Com a mesma estratégia, o autor do blog Die Surfpoeten produziu um filtro que extrai do áudio da TV o som das frequências que ele afirma serem os harmônicos mais fortes das vuvuzelas: 233, 466, 932 e 1864 Hz. A solução do alemão não é exclusiva e o pessoal do blog Ars Technica dá a dica para um geek fazer o mesmo com Linux (soube via @astrorho). Esses filtros parecem funcionar melhor que o do grupo da Queen Mary, mas também não são perfeitos. O som do zumbido das vuvuzelas é simplesmente complexo demais para ser eliminado.

Zen com as Vuvuzelas

Melhor que o devuvuzelator, é o conselho do pessoal da Queen Mary: desista de lutar e aceite a vuvuzela!

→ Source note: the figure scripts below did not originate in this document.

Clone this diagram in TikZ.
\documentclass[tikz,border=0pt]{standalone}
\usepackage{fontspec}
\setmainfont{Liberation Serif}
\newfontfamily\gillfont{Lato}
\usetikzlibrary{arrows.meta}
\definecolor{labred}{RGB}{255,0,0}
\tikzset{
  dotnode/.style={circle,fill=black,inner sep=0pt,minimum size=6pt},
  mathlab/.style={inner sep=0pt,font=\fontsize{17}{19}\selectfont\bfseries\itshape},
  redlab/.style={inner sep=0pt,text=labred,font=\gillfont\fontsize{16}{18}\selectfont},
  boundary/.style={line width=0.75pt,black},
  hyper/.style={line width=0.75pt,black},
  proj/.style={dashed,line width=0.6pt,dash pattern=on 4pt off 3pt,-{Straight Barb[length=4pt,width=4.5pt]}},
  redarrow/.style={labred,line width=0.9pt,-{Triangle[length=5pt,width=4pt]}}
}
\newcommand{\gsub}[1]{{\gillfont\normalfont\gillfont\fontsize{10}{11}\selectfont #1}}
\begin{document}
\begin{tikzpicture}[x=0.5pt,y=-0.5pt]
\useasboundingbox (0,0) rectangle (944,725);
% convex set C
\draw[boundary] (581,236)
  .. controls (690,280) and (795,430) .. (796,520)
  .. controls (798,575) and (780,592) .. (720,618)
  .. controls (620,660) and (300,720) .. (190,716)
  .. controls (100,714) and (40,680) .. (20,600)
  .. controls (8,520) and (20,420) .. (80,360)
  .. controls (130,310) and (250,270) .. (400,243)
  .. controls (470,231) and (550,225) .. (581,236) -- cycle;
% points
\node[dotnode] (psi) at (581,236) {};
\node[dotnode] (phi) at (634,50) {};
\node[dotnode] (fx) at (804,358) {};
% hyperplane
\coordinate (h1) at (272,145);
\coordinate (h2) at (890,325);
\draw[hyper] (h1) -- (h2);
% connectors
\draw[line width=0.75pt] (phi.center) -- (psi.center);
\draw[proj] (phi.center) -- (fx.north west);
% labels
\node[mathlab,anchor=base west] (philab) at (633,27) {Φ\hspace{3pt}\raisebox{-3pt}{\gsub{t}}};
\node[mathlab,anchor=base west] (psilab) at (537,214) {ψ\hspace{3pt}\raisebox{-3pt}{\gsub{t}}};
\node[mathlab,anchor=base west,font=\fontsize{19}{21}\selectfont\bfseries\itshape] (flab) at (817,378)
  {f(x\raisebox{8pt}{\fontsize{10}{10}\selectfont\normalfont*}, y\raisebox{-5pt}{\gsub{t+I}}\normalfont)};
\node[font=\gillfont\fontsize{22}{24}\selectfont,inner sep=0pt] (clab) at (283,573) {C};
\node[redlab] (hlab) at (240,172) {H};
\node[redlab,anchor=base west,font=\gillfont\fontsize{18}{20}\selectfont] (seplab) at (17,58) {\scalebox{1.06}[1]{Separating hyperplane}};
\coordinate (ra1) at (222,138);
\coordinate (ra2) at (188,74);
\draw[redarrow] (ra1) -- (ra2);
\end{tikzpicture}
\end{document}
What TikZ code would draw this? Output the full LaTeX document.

Difícil? Não achei depois de descobrir que a vuvuzela é derivada de um instrumento tradicional sul africano, a mhalamhala e que existe até uma orquestra de vuvuzelas (site por enquanto fora do ar), coordenado pelo músico Pedro Espi-Sanchis.

Neste vídeo do The Guardian, um dos músicos da orquestra, Samora Ntsebeza, explica como tocar a vuvuzela direito.

Dá para conferir as performances da orquestra no canal de Espi-Sanchis no Vimeo, em vídeos como este abaixo. Shosholoza!

Discussão - 4 comentários

  1. Muito bacana seu texto!!! E quem diria, das vuvuzelas pode sair um som agradável....e divertido!

  2. Igor Z disse:

    Obrigado, Fernanda! Pois é, também me surpreendi.

  3. Igor Santos disse:

    Ah, os engenheiros de som e suas loucas aventuras...
    Eu ainda não ouvi um só assopro dessas cornetas pela TV porque descobri logo cedo um devuvuzelador extremamente eficiente: o botão de mudo.
    E, em todo lugar onde houver torcida, haverá um instrumento sendo mal utilizado e ganhando má fama.

  4. Igor Z disse:

    Sua solução tem um efeito benéfico adicional: eliminar a voz de locutores e comentaristas!
    E quanto a torcida, bem, acho que faz parte da natureza humana. Alias, esqueci de comentar no texto que a vuvuzela, antes de chegar nos estádios, era (ainda é?) soprada por milícias para juntar a tropa e aterrorizar os adversários. É quase a definição de torcida, não?